If the term “wine bar” in the name doesn’t give you an idea what this place is all about, then the two-sided list will. It’s compact — five whites, six reds, some sake, several sherries — but (almost) everything is price to sell. Strip wine maven/veteran Luis de Santos (pictured above) co-owns and runs the libations side of things, and he has tailored his list to go with the food, but also to be quaffed and enjoyed, not pondered and discussed.

The whole point is to try a couple of bottles with your food, and when you can get a pretty Clarete rosé from Rioja for only $34, and tempranillo-syrah for the same price, there’s no reason not to try both. (Those are bottle prices, not the by-the-glass gouges you find on The Strip.) You almost get the feeling that he and chef/owner Khai Vu are testing the waters with these wines, as they try out which ones, at what price point, will appeal to their customers. Something tells me the offerings will expand as this place gains its footing, and every bottle won’t always be in the $30-$50 range. But for the time being, everything is quite a bargain. Even the beer.

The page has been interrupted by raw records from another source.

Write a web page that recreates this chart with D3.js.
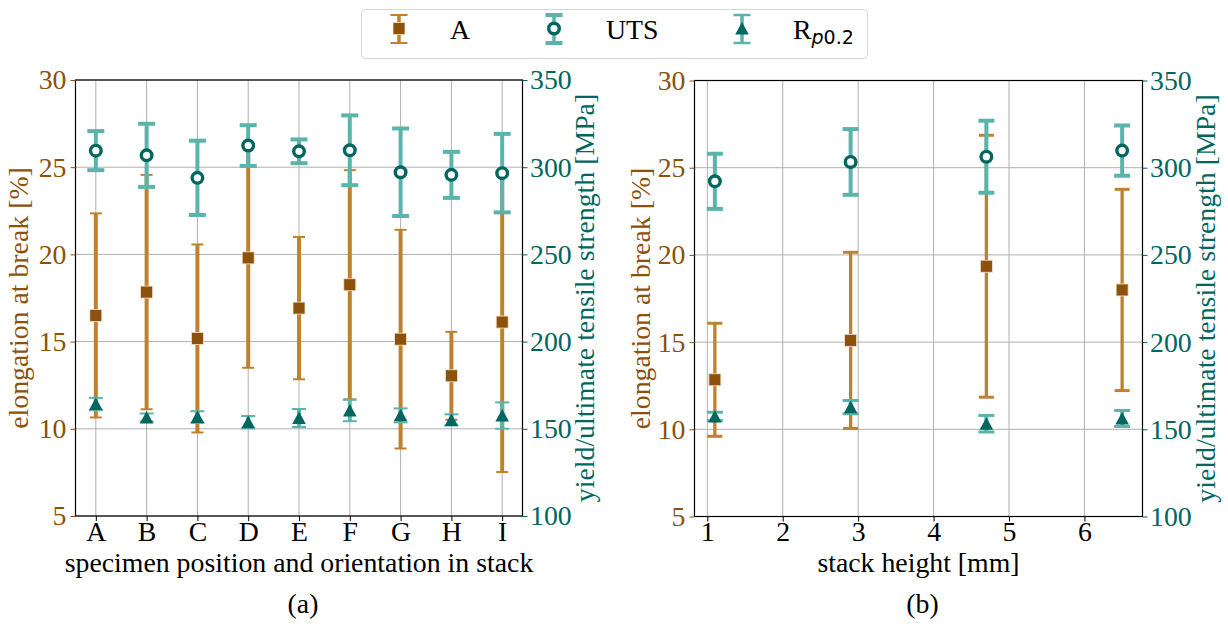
<!DOCTYPE html>
<html>
<head>
<meta charset="utf-8">
<script src="https://cdn.jsdelivr.net/npm/d3@7"></script>
<style>
  html, body { margin: 0; padding: 0; background: #fff; }
  svg { display: block; }
</style>
</head>
<body>
<svg id="fig" width="1228" height="626"></svg>
<script>
// ---- data: (a) specimen position / orientation in stack ----
const positions = ["A", "B", "C", "D", "E", "F", "G", "H", "I"];
const elongMeanPos = [16.5, 17.84, 15.18, 19.8, 16.92, 18.26, 15.14, 13.04, 16.12];
const elongSdPos   = [5.85, 6.72, 5.39, 6.3, 4.08, 6.57, 6.27, 2.52, 8.6];
const utsMeanPos   = [309.5, 306.8, 293.9, 312.4, 309.1, 309.7, 297.1, 295.6, 296.6];
const utsSdPos     = [11.2, 18.1, 21.3, 11.7, 6.8, 20.0, 25.1, 13.2, 22.5];
const rpMeanPos    = [164.2, 156.5, 156.7, 153.8, 156.2, 160.5, 157.7, 155.1, 157.6];
const rpSdPos      = [3.55, 2.3, 3.35, 3.55, 5.15, 6.15, 4.0, 3.2, 7.55];

// ---- data: (b) stack height ----
const heights       = [1.1, 2.9, 4.7, 6.5];
const elongMeanH    = [12.84, 15.1, 19.35, 17.99];
const elongSdH      = [3.24, 5.05, 7.51, 5.77];
const utsMeanH      = [292.2, 303.3, 306.3, 309.8];
const utsSdH        = [15.8, 18.85, 20.65, 14.4];
const rpMeanH       = [157.4, 162.7, 153.2, 156.2];
const rpSdH         = [2.4, 3.8, 4.75, 4.6];

// ---- axis ticks ----
const elongTicks = [5, 10, 15, 20, 25, 30];
const strengthTicks = [100, 150, 200, 250, 300, 350];
const heightTicks = [1, 2, 3, 4, 5, 6];

// ---- colours (BrBG) ----
const BROWN_BAR = "#bf812d", BROWN_MK = "#8c510a";
const TEAL_BAR = "#5ab4ac", TEAL_MK = "#01665e";
const GRID = "#b0b0b0";
const SERIF = '"Liberation Serif", "Times New Roman", serif';
const SANS = '"DejaVu Sans", sans-serif';
const FS = 27.8;

const svg = d3.select("#fig");
svg.append("rect").attr("width", 1228).attr("height", 626).attr("fill", "#fff");

function addText(sel, str, size, fill) {
  return sel.append("text").attr("fill", fill)
    .style("font-family", SERIF).style("font-size", size + "px").text(str);
}

function drawPanel(cfg) {
  const { x0, x1, top, bottom, xDomain, xTickVals, xTickFmt, xs, elong, uts, rp, xlabel, tag,
          leftLabelX, rightLabelX, style } = cfg;
  const g = svg.append("g");
  const x = d3.scaleLinear().domain(xDomain).range([x0, x1]);
  const yL = d3.scaleLinear().domain([5, 30]).range([bottom, top]);
  const yR = d3.scaleLinear().domain([100, 350]).range([bottom, top]);

  // grid
  const grid = g.append("g").attr("stroke", GRID).attr("stroke-width", 1);
  xTickVals.forEach(v => grid.append("line").attr("x1", x(v)).attr("x2", x(v)).attr("y1", top).attr("y2", bottom));
  elongTicks.forEach(v => grid.append("line").attr("x1", x0).attr("x2", x1).attr("y1", yL(v)).attr("y2", yL(v)));

  // error bars with markers
  function errorSeries(vals, sds, yScale, opt) {
    const s = g.append("g");
    vals.forEach((m, i) => {
      const cx = x(xs[i]);
      const hi = yScale(m + sds[i]), lo = yScale(m - sds[i]);
      s.append("line").attr("x1", cx).attr("x2", cx).attr("y1", hi).attr("y2", lo)
        .attr("stroke", opt.bar).attr("stroke-width", opt.barW);
      [hi, lo].forEach(yy => s.append("line")
        .attr("x1", cx - opt.cap / 2).attr("x2", cx + opt.cap / 2).attr("y1", yy).attr("y2", yy)
        .attr("stroke", opt.bar).attr("stroke-width", opt.capW));
    });
    vals.forEach((m, i) => drawMarker(s, opt.marker, x(xs[i]), yScale(m)));
  }

  errorSeries(elong[0], elong[1], yL, { bar: BROWN_BAR, barW: style.bBar, cap: style.bCap, capW: style.bCapW, marker: "square" });
  errorSeries(uts[0], uts[1], yR, { bar: TEAL_BAR, barW: style.tBar, cap: style.tCap, capW: style.tCapW, marker: "circle" });
  errorSeries(rp[0], rp[1], yR, { bar: TEAL_BAR, barW: style.tBar, cap: style.rCap, capW: style.rCapW, marker: "triangle" });

  // spines
  g.append("rect").attr("x", x0).attr("y", top).attr("width", x1 - x0).attr("height", bottom - top)
    .attr("fill", "none").attr("stroke", "#000").attr("stroke-width", 1.2);

  const styleTicks = (ax, col) => {
    ax.select(".domain").remove();
    ax.selectAll(".tick line").attr("stroke", col);
    ax.selectAll(".tick text").attr("fill", col).style("font-size", FS + "px").style("font-family", SERIF);
  };

  // left axis (elongation)
  const axL = g.append("g").attr("transform", `translate(${x0},0)`)
    .call(d3.axisLeft(yL).tickValues(elongTicks).tickSize(5).tickPadding(4));
  styleTicks(axL, BROWN_MK);

  // right axis (strength)
  const axR = g.append("g").attr("transform", `translate(${x1},0)`)
    .call(d3.axisRight(yR).tickValues(strengthTicks).tickSize(5).tickPadding(2.5));
  styleTicks(axR, TEAL_MK);

  // bottom axis
  const axB = g.append("g").attr("transform", `translate(0,${bottom})`)
    .call(d3.axisBottom(x).tickValues(xTickVals).tickFormat(xTickFmt).tickSize(5).tickPadding(0));
  styleTicks(axB, "#000");

  const midY = (top + bottom) / 2;
  addText(g, "elongation at break [%]", FS, BROWN_MK)
    .attr("transform", `translate(${leftLabelX},${midY}) rotate(-90)`).attr("text-anchor", "middle");
  addText(g, "yield/ultimate tensile strength [MPa]", FS, TEAL_MK)
    .attr("transform", `translate(${rightLabelX},${midY}) rotate(-90)`).attr("text-anchor", "middle");
  addText(g, xlabel, FS, "#000").attr("x", (x0 + x1) / 2).attr("y", 572).attr("text-anchor", "middle");
  addText(g, tag, FS, "#000").attr("x", (x0 + x1) / 2 + 4).attr("y", 613).attr("text-anchor", "middle");
}

function drawMarker(sel, type, cx, cy) {
  if (type === "square") {
    sel.append("rect").attr("x", cx - 6).attr("y", cy - 6).attr("width", 12).attr("height", 12)
      .attr("fill", BROWN_MK).attr("stroke", "#f3e3cc").attr("stroke-width", 0.8);
  } else if (type === "circle") {
    sel.append("circle").attr("cx", cx).attr("cy", cy).attr("r", 5.3)
      .attr("fill", "#fff").attr("stroke", TEAL_MK).attr("stroke-width", 3.4);
  } else {
    sel.append("path").attr("d", `M${cx},${cy - 6.5}L${cx + 6.8},${cy + 6}L${cx - 6.8},${cy + 6}Z`)
      .attr("fill", TEAL_MK);
  }
}

drawPanel({
  x0: 75.5, x1: 522.5, top: 80, bottom: 516,
  xDomain: [-0.4, positions.length - 1 + 0.4],
  xTickVals: d3.range(positions.length), xTickFmt: i => positions[i],
  xs: d3.range(positions.length),
  elong: [elongMeanPos, elongSdPos], uts: [utsMeanPos, utsSdPos], rp: [rpMeanPos, rpSdPos],
  xlabel: "specimen position and orientation in stack", tag: "(a)",
  leftLabelX: 28, rightLabelX: 594,
  style: { bBar: 4, bCap: 12, bCapW: 2, tBar: 4, tCap: 17, tCapW: 4, rCap: 14, rCapW: 2 }
});

const hPad = (heights[heights.length - 1] - heights[0]) * 0.05;
drawPanel({
  x0: 694.5, x1: 1142.5, top: 80.5, bottom: 516.5,
  xDomain: [heights[0] - hPad, heights[heights.length - 1] + hPad],
  xTickVals: heightTicks, xTickFmt: d3.format("d"),
  xs: heights,
  elong: [elongMeanH, elongSdH], uts: [utsMeanH, utsSdH], rp: [rpMeanH, rpSdH],
  xlabel: "stack height [mm]", tag: "(b)",
  leftLabelX: 650, rightLabelX: 1215,
  style: { bBar: 3.3, bCap: 15, bCapW: 3, tBar: 4, tCap: 16, tCapW: 4, rCap: 16, rCapW: 3 }
});

// ---- legend ----
const lg = svg.append("g");
lg.append("rect").attr("x", 361.5).attr("y", 9.5).attr("width", 506).attr("height", 49).attr("rx", 4)
  .attr("fill", "#fff").attr("stroke", "#d6d6d6").attr("stroke-width", 1);
const legendItems = [
  { x: 399, bar: BROWN_BAR, capW: 2, marker: "square", label: "A", tx: 450 },
  { x: 554, bar: TEAL_BAR, capW: 4, marker: "circle", label: "UTS", tx: 606 },
  { x: 742, bar: TEAL_BAR, capW: 2.5, marker: "triangle", label: "R", tx: 793, sub: true }
];
legendItems.forEach(it => {
  lg.append("line").attr("x1", it.x).attr("x2", it.x).attr("y1", 15).attr("y2", 43)
    .attr("stroke", it.bar).attr("stroke-width", 3.5);
  [15, 43].forEach(yy => lg.append("line").attr("x1", it.x - 8.5).attr("x2", it.x + 8.5)
    .attr("y1", yy).attr("y2", yy).attr("stroke", it.bar).attr("stroke-width", it.capW));
  drawMarker(lg, it.marker, it.x, 28.5);
  const t = addText(lg, it.label, FS, "#000").attr("x", it.tx).attr("y", 39);
  if (it.sub) {
    t.append("tspan").attr("dy", 5).style("font-family", SANS)
      .style("font-size", "19px").style("font-style", "italic").text("p");
    t.append("tspan").style("font-family", SANS).style("font-size", "19px").text("0.2");
  }
});
</script>
</body>
</html>
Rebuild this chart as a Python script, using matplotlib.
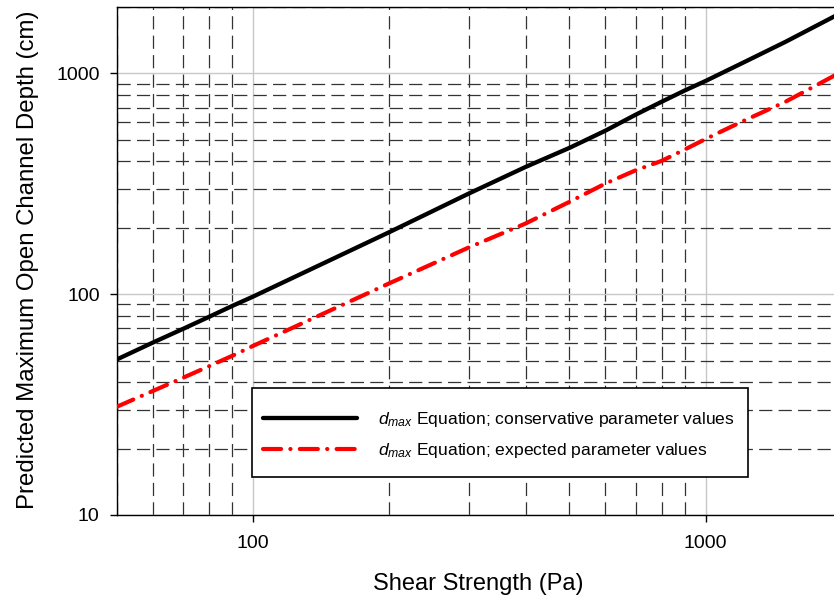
import numpy as np
import matplotlib
matplotlib.use("Agg")
import matplotlib.pyplot as plt
from matplotlib.ticker import LogLocator, FuncFormatter, NullFormatter
from matplotlib.patches import Rectangle

plt.rcParams['font.family'] = ['Liberation Sans', 'DejaVu Sans']
plt.rcParams['mathtext.fontset'] = 'custom'
plt.rcParams['mathtext.rm'] = 'Liberation Sans'
plt.rcParams['mathtext.it'] = 'Liberation Sans:italic'
plt.rcParams['lines.scale_dashes'] = False

# shear strength (Pa) and predicted max depth (cm)
shear = [50, 60, 70, 80, 90, 100, 200, 300, 400, 500, 600, 700, 800, 900,
         1000, 1200, 1500, 2000]
depth_conservative = [50.6, 60.3, 69.6, 79.0, 88.5, 97.5, 191, 286, 377, 460,
                      550, 650, 745, 838, 925, 1110, 1390, 1890]
depth_expected = [30.9, 36.4, 41.8, 47.2, 52.6, 58.3, 112, 163, 209, 262, 317,
                  364, 402, 453, 505, 604, 744, 1020]

labels = [r'$d_{max}$ Equation; conservative parameter values',
          r'$d_{max}$ Equation; expected parameter values']

fig = plt.figure(figsize=(8.34, 6.01), dpi=100)
ax = fig.add_axes([0.1399, 0.1431, 0.8697, 0.8453])

ax.set_xscale('log')
ax.set_yscale('log')
ax.set_xlim(50, 2000)
ax.set_ylim(10, 2000)

l1, = ax.plot(shear, depth_conservative, color='black', lw=3.1,
              solid_capstyle='round', zorder=4)
l2, = ax.plot(shear, depth_expected, color='red', lw=3.0,
              ls=(0, (13, 6.7, 0.1, 6.7)), dash_capstyle='round', zorder=4)

# grid: light solid on decades, dark dashed in between
ax.set_axisbelow(True)
for axis in (ax.xaxis, ax.yaxis):
    axis.set_major_locator(LogLocator(base=10))
    axis.set_minor_locator(LogLocator(base=10, subs=np.arange(2, 10)))
    axis.set_major_formatter(FuncFormatter(lambda v, p: f'{v:g}'))
    axis.set_minor_formatter(NullFormatter())
ax.grid(which='major', color='#c8c8c8', lw=1.0, ls='-')
ax.grid(which='minor', color='#333333', lw=0.9, ls=(0, (9.5, 4.5)))

ax.tick_params(which='major', direction='out', length=4.7, width=1.0,
               labelsize=14, colors='black')
ax.tick_params(axis='x', which='major', pad=9.5)
ax.tick_params(axis='y', which='major', pad=7.5)
ax.tick_params(which='minor', length=0)
for sp in ax.spines.values():
    sp.set_linewidth(1.0)
    sp.set_color('black')

ax.set_xlabel('Shear Strength (Pa)', fontsize=17)
ax.set_ylabel('Predicted Maximum Open Channel Depth (cm)', fontsize=17.3)
ax.xaxis.set_label_coords(0.499, -0.114)
ax.yaxis.set_label_coords(-0.107, 0.503)

# legend box
ax.add_patch(Rectangle((0.1866, 0.0742), 0.6844, 0.1752, transform=ax.transAxes,
                       facecolor='white', edgecolor='black', lw=1.2, zorder=5))
leg = ax.legend([l1, l2], labels, loc='upper left',
                bbox_to_anchor=(0.2017, 0.2066), frameon=False, fontsize=12.6,
                handlelength=5.37, handletextpad=1.2, labelspacing=0.68,
                borderpad=0, borderaxespad=0)
leg.set_zorder(6)

fig.savefig('out.png', dpi=100)
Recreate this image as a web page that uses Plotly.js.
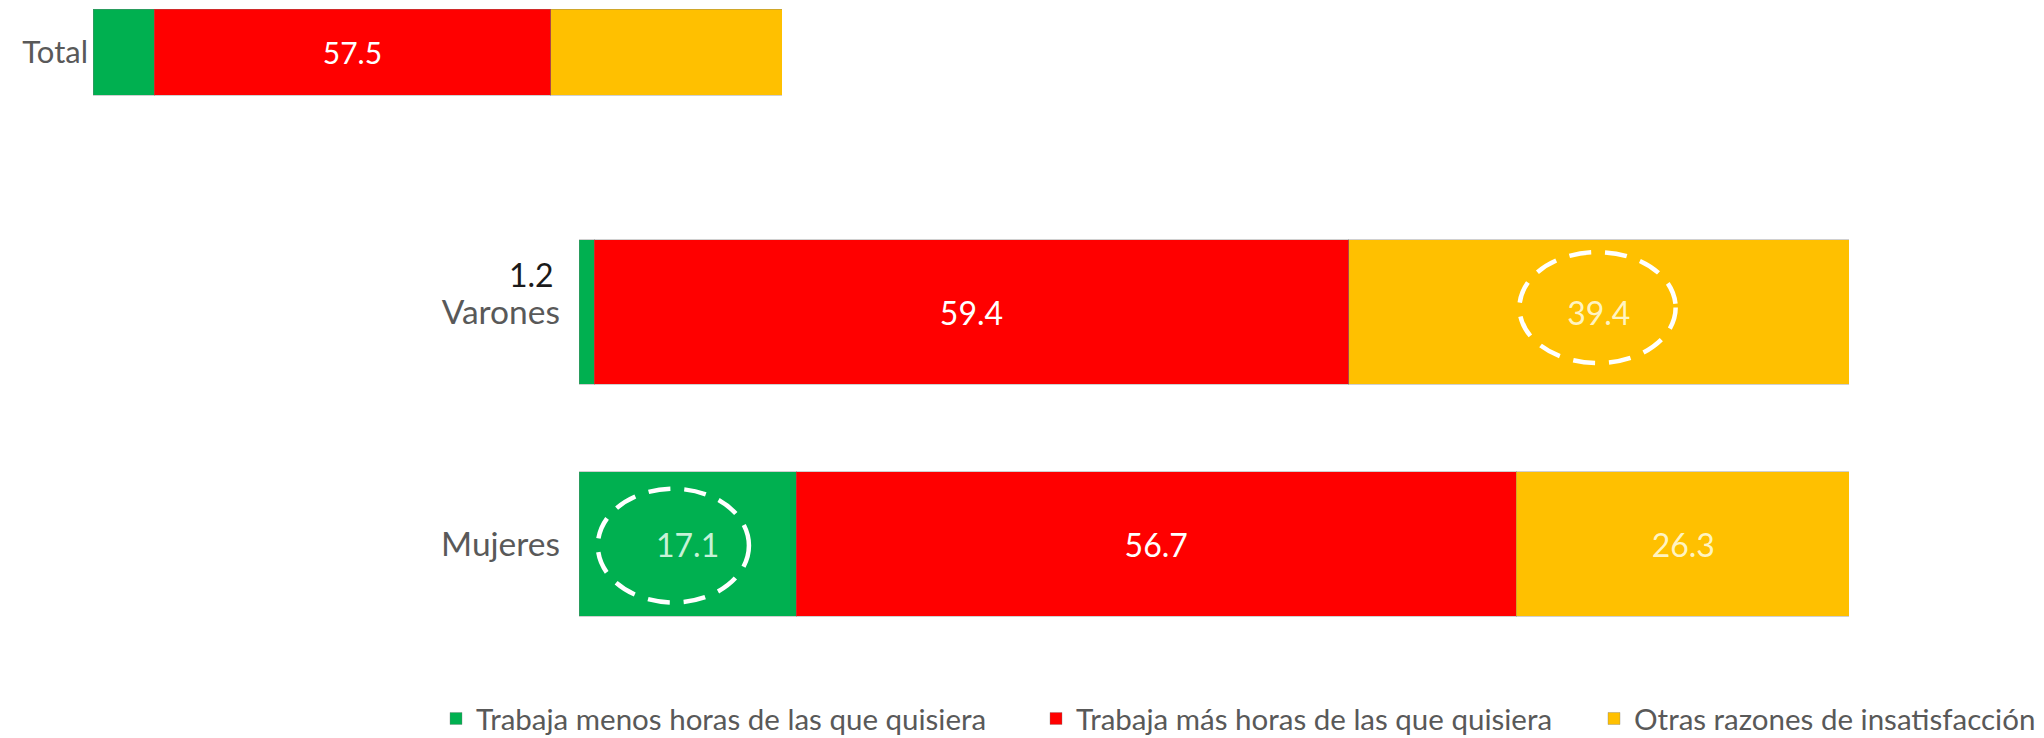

Tasty, inexpensive wine may be what brought you through the door, but the food is what will keep you here.

Here, you’re just as likely to find a Mexican-inspired elote corn skewer, and snow pea leaves with garlic, ginger and sake, as you are a satisfying fingerling patatas bravas. This all-over-the-map menu has them all, and by and large, you won’t be disappointed. The Lomi Lomi Ocean Trout (pictured above) can only be described as zesty. It may be the best ceviche you’ve ever had in Vegas. Right beside it on the ceviche list are a classic, Mexican shrimp aguachile, and Maine lobster with mango salsa, and they’re no slouches, either.

Just as enthralling as all that sparkling seafood is The Cloud — thin, and we mean really thin, slices of Iberico de Bellota Cinco Jotas on top of a super thin, almost invisibly crispy chicharrónes :

— as perfect a nibble with a glass of verdejo as has ever been invented.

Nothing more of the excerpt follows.